▶ **Request**
Look through the listing and locate every line containing the word "page"; copy those lines.

## START Given records

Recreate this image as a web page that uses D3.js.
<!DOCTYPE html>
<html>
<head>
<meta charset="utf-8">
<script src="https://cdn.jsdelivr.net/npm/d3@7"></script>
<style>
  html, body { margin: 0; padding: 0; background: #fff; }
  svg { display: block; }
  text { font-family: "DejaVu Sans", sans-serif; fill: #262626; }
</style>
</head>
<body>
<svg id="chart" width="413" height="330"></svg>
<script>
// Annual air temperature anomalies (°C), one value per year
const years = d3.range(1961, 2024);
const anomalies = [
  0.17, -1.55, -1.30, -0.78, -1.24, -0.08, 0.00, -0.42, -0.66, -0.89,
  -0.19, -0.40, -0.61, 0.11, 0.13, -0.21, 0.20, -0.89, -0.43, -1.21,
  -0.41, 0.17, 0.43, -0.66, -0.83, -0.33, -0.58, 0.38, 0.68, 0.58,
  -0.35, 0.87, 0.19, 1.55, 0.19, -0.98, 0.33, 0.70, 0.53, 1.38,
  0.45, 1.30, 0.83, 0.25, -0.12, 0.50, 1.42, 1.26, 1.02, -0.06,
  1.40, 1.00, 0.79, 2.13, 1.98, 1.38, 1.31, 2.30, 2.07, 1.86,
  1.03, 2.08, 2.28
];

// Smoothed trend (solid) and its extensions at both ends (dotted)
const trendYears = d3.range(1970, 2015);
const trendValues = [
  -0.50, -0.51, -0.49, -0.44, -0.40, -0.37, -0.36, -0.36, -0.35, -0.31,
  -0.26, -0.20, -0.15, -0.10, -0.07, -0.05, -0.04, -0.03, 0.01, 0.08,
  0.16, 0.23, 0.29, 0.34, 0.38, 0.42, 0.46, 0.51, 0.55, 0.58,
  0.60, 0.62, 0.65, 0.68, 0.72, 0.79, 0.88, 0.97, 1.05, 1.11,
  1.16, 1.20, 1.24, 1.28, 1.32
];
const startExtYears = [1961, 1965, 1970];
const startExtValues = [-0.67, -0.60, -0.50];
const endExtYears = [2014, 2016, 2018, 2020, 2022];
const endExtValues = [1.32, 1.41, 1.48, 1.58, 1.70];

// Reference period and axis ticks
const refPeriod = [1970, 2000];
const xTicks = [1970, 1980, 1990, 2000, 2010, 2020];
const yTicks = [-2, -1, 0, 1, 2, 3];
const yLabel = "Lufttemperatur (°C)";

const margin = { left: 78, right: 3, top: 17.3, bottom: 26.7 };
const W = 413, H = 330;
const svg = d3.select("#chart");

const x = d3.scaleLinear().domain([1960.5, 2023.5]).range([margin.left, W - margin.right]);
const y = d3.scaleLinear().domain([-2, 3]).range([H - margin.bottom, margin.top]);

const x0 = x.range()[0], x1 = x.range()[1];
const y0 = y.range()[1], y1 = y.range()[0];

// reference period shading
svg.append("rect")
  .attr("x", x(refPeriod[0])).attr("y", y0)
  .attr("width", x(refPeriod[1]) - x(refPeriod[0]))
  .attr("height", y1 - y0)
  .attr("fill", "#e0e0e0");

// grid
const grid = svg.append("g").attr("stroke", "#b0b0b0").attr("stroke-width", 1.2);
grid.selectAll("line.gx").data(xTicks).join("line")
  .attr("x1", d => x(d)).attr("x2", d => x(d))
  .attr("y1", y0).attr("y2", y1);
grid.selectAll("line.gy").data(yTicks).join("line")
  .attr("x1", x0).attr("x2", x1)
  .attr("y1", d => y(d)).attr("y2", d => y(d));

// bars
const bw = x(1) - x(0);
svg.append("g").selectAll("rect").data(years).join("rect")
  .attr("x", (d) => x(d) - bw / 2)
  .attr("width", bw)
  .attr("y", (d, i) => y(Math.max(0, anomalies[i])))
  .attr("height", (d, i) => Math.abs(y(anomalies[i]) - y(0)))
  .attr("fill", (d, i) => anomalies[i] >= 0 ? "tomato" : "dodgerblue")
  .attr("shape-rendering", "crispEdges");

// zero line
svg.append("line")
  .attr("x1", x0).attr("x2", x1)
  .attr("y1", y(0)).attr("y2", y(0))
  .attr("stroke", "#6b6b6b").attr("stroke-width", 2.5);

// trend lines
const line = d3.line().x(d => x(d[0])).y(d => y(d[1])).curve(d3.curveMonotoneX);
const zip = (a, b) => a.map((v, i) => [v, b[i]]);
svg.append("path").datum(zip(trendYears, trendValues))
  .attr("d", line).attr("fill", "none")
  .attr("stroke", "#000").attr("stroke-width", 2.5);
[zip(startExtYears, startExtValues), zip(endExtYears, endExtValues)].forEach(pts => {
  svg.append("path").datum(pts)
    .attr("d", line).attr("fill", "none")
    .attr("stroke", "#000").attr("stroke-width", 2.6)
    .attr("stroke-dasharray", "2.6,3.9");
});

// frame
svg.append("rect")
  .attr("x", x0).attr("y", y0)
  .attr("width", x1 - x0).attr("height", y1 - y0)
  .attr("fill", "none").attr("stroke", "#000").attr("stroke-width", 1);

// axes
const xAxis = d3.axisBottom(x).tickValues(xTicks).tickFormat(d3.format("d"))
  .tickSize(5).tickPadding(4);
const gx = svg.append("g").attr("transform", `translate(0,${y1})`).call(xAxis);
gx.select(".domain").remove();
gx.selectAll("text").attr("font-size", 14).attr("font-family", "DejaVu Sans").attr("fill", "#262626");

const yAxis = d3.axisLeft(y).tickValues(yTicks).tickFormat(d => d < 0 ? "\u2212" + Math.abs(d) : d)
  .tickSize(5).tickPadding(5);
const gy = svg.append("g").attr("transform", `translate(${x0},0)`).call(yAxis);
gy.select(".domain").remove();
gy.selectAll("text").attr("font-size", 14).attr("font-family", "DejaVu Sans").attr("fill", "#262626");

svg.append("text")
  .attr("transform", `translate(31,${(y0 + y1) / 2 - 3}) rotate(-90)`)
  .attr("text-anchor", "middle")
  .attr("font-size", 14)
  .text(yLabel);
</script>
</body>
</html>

## END Given records
## START Given records

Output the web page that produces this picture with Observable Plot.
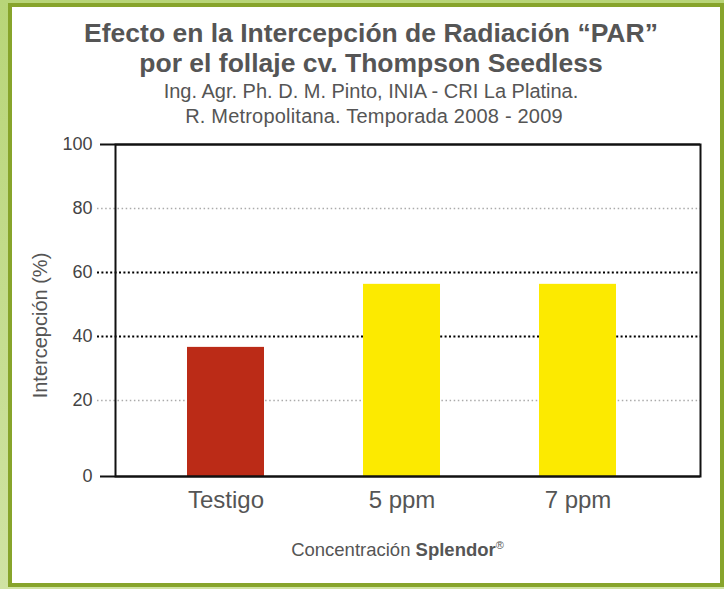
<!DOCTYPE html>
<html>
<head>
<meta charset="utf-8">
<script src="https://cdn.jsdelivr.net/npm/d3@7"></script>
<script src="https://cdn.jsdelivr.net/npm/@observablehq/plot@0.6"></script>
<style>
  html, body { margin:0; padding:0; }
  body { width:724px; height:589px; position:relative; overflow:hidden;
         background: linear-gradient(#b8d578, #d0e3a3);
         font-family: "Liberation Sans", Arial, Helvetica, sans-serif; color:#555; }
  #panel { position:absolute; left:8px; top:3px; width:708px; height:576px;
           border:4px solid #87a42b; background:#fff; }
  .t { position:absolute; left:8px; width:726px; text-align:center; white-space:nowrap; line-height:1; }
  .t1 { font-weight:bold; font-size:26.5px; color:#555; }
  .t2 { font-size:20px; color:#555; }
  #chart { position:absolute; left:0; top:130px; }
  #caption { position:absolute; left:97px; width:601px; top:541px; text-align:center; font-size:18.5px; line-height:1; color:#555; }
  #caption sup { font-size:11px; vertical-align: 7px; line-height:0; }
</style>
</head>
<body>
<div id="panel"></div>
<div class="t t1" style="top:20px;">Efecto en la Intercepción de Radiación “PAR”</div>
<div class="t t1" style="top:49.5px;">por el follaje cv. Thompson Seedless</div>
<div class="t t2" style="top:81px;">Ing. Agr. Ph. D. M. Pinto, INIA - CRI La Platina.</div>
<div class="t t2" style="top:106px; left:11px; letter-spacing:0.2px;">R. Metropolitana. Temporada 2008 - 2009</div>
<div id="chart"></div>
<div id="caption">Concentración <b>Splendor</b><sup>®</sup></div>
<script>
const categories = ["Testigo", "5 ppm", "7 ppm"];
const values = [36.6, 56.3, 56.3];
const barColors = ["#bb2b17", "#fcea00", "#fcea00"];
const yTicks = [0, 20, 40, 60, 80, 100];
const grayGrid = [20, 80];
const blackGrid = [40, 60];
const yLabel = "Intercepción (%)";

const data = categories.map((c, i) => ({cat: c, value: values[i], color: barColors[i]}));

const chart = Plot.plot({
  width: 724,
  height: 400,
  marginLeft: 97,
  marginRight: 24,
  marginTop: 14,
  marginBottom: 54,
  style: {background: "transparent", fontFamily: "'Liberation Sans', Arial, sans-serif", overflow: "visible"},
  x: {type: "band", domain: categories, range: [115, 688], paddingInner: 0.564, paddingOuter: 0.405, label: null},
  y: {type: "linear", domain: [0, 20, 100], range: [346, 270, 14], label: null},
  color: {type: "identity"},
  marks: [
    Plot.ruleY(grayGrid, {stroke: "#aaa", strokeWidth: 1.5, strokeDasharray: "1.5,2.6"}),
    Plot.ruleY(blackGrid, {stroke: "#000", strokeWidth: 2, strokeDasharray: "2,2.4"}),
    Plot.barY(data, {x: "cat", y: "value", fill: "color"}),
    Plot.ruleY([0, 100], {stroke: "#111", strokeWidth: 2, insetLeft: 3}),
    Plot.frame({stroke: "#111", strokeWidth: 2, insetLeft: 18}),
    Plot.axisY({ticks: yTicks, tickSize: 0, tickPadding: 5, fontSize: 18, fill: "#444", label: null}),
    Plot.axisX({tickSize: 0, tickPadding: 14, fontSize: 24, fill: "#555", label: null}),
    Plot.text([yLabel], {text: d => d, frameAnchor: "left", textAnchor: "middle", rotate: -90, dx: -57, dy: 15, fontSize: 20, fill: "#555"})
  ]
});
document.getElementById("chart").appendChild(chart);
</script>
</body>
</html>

## END Given records

▶ **Result of this exercise**
Recreate this image as a web page that uses D3.js.
Output the web page that produces this picture with Observable Plot.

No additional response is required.